Gather all lines in the entries below that include the word "this".
━━ EXERCISE MATERIALS ━━
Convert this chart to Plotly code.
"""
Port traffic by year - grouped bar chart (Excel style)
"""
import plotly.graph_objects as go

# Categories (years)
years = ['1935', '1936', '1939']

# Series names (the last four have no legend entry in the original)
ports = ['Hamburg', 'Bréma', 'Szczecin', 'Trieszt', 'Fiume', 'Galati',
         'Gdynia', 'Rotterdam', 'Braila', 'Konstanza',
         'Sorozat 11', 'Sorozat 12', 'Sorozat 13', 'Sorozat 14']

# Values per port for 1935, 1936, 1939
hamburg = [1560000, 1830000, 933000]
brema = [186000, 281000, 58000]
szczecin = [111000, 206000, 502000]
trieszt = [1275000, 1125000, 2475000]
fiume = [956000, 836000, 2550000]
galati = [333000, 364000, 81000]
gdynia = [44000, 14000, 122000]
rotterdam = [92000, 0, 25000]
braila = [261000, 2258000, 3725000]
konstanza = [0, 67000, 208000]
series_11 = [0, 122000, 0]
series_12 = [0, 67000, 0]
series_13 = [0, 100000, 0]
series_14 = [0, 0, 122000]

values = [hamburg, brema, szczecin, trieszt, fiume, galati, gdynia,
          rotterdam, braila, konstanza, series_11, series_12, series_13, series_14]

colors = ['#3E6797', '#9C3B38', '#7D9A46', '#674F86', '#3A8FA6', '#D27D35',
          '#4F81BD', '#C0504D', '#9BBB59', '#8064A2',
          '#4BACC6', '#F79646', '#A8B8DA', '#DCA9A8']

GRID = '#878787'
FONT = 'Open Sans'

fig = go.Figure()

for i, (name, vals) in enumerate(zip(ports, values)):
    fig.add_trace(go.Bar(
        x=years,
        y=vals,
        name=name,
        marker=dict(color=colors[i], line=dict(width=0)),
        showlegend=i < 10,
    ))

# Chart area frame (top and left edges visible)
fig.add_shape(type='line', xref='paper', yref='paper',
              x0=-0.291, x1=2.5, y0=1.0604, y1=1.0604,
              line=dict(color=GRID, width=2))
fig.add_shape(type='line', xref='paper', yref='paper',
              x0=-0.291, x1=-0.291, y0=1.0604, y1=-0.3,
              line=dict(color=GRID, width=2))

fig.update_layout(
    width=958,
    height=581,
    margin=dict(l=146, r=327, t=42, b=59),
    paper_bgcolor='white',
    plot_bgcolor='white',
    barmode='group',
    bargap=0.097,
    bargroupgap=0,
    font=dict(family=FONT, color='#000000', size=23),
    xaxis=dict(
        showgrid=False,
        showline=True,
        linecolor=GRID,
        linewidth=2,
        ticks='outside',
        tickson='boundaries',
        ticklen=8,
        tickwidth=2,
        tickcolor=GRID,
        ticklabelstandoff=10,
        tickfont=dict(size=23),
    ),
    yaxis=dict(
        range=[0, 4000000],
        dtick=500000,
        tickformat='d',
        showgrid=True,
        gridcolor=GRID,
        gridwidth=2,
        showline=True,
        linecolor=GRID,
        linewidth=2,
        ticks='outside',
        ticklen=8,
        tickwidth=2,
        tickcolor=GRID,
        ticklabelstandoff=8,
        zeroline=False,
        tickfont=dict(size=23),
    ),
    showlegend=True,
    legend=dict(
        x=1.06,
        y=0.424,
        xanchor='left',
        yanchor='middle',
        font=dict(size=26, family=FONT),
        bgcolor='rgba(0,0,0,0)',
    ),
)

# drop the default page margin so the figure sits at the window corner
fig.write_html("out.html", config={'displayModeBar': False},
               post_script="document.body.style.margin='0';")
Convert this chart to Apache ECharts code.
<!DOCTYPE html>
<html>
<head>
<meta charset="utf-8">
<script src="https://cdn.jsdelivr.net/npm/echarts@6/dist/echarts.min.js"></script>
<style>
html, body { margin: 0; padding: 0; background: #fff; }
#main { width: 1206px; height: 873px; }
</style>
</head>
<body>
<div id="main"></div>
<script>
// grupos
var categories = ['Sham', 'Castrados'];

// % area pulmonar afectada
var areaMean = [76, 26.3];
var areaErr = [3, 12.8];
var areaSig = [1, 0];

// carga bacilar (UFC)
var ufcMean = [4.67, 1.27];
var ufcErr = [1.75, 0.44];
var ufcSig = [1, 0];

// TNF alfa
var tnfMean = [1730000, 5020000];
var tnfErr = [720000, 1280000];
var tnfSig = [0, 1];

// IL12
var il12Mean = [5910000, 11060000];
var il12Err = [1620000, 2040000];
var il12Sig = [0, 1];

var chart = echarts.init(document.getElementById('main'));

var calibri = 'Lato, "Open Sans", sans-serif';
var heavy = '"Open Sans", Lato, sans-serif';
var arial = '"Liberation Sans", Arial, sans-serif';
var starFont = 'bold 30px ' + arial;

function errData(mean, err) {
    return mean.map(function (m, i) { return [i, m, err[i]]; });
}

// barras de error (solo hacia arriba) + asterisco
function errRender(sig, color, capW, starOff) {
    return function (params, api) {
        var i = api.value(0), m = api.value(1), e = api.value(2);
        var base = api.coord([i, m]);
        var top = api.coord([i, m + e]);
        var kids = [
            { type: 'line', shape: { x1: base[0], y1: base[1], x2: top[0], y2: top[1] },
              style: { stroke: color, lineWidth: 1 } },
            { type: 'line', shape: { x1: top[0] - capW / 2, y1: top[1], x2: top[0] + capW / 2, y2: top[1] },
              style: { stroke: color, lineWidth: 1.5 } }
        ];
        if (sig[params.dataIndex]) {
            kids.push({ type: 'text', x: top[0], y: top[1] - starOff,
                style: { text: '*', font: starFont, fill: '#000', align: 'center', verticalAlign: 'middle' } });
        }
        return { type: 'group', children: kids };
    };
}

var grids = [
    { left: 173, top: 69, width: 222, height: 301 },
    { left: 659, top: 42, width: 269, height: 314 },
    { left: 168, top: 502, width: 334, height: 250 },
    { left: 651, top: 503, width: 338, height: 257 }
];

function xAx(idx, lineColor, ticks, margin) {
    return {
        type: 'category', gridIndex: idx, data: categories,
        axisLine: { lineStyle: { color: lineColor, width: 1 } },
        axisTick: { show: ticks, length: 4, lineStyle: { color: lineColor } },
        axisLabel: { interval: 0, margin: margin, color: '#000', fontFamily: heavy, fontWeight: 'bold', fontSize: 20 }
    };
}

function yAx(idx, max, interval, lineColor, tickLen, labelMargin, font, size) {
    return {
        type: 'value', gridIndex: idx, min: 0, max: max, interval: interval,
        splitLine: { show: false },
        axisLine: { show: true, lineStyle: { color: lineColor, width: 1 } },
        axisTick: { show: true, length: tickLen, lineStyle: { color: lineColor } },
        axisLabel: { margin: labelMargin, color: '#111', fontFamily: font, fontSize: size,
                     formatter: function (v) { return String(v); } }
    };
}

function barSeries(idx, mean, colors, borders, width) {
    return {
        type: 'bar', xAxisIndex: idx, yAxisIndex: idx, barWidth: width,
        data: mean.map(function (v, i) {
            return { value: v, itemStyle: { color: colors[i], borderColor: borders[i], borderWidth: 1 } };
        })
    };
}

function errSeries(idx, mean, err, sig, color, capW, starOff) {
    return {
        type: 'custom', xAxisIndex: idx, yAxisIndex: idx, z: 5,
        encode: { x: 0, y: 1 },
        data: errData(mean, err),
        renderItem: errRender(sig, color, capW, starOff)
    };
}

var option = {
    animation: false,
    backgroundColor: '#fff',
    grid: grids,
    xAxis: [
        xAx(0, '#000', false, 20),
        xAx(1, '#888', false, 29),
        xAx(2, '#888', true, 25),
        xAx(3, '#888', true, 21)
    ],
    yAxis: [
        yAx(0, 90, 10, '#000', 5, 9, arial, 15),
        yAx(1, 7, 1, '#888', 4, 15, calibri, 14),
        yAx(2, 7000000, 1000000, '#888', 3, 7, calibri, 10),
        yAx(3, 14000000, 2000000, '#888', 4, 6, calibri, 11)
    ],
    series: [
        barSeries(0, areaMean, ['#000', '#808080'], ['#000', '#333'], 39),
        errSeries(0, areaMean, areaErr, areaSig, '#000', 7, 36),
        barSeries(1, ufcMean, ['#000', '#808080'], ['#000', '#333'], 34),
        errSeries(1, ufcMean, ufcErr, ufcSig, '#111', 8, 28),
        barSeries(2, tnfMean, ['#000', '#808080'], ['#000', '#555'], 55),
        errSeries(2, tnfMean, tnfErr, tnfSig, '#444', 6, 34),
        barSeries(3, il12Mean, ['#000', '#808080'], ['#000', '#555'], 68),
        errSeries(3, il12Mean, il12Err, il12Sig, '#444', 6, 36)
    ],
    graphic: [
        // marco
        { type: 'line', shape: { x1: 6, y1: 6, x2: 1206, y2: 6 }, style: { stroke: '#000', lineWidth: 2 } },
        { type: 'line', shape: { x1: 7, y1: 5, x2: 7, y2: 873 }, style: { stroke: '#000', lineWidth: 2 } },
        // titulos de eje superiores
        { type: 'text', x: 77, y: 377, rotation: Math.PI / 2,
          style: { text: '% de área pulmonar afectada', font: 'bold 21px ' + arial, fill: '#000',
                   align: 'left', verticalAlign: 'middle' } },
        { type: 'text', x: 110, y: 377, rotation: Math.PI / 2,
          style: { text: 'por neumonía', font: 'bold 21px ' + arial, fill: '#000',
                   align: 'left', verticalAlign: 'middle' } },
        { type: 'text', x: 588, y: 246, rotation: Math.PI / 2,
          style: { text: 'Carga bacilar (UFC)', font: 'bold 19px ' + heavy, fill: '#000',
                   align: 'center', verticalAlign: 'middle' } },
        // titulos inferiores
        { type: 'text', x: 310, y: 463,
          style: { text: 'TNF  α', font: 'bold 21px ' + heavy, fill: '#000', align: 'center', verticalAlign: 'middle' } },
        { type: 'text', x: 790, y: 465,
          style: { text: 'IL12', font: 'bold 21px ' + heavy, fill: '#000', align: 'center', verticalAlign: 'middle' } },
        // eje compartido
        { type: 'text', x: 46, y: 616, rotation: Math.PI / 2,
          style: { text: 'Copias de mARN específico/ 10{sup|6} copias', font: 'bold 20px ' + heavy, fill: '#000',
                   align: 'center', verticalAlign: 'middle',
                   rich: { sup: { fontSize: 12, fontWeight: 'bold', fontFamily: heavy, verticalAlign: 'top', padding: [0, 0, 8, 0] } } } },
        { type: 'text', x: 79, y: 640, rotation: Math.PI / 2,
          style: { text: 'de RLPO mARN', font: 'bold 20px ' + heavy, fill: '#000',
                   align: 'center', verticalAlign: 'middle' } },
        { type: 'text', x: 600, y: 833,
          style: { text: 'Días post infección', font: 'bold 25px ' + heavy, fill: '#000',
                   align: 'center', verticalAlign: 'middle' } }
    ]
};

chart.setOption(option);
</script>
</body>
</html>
━━━
◆ FINAL ANSWER
Convert this chart to Plotly code.
Convert this chart to Apache ECharts code.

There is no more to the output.